━━━━━ Data supplied
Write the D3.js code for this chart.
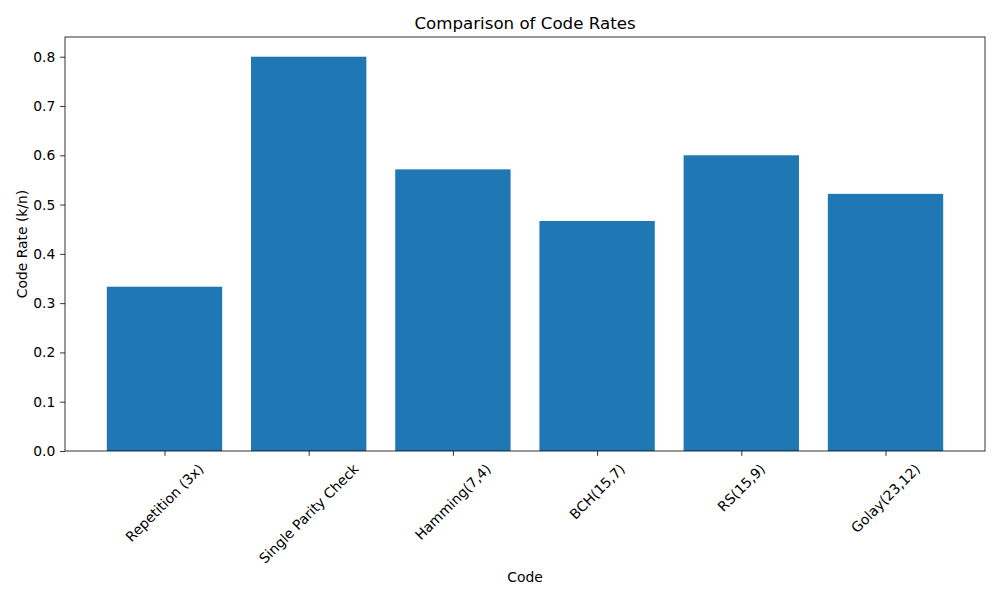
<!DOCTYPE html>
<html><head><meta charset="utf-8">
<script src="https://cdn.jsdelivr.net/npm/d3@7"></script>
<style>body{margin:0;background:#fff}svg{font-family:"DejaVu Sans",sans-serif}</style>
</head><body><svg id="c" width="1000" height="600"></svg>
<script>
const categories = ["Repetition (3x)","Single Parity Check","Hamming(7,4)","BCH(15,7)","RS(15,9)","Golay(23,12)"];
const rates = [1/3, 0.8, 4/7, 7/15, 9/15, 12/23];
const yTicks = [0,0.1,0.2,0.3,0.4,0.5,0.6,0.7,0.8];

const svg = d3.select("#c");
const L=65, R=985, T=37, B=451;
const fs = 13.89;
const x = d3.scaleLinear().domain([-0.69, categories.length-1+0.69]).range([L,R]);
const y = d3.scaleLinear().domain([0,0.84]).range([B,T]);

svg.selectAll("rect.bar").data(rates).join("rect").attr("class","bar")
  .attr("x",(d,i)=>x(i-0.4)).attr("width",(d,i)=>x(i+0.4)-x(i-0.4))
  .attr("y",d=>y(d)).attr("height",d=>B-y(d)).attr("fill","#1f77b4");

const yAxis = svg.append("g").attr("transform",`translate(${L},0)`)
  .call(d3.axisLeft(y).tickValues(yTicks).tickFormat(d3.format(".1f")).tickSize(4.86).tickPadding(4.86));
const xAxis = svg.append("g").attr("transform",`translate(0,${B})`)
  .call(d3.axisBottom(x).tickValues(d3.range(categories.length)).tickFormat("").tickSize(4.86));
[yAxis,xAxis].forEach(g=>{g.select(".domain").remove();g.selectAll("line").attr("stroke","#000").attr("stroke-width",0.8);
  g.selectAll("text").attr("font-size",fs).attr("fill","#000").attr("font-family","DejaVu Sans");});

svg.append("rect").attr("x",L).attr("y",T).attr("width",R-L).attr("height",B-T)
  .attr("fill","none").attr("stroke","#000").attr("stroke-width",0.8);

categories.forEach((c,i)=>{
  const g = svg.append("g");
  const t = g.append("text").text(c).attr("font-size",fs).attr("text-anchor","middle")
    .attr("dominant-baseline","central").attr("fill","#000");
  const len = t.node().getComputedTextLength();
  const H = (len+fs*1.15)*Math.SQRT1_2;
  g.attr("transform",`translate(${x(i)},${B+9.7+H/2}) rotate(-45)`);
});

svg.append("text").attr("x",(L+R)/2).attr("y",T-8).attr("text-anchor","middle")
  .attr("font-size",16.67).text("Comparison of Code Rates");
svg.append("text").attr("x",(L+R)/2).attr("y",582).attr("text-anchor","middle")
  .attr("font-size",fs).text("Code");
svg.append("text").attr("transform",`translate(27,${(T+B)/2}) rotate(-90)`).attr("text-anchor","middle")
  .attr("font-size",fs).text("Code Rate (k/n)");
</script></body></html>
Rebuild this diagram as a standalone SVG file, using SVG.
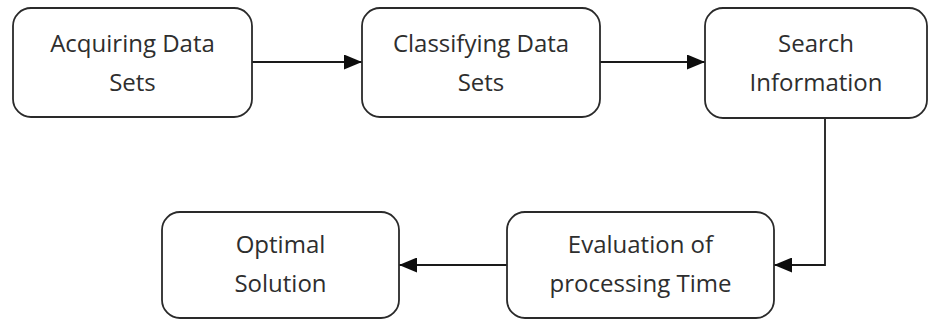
━━━━━━━━━━
- Aim
Look over the records above and copy each line that includes the string "this".

- Response
Write the D3.js code for this chart.
Rebuild this diagram as a standalone SVG file, using SVG.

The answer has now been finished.